Common Misconceptions & Mistakes to Avoid
- Confusing 'rights' with 'needs' or 'wishes', leading to vague policies that lack legal grounding and fail to reference specific UNCRC articles.
- Focusing solely on protection rights while neglecting participation and provision rights, resulting in unbalanced policies that do not fully reflect the holistic nature of children's rights.
- Describing generic childcare procedures without adapting them to the playwork context, such as failing to consider risk-benefit assessments that support the right to play freely.

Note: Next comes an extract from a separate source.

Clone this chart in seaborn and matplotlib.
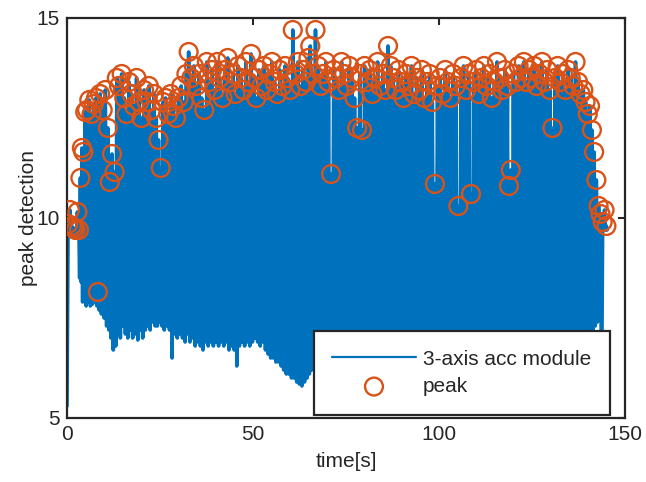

- Omitting evidence of how children's views were gathered and used in policy development, making contributions appear tokenistic rather than genuinely rights-based.
Examiner Marking Points
- Award credit for demonstrating a clear understanding of key articles from the UNCRC and how they apply to playwork, such as Article 31 (right to play) and Article 12 (right to be heard).
- Award credit for evidence of actively contributing to the development, review, or update of a policy or procedure that reflects children's rights, showing consultation with children and colleagues.
- Award credit for showing how policies and procedures are maintained through regular monitoring, training, and adapting to changes in legislation or practice, with practical examples from own role.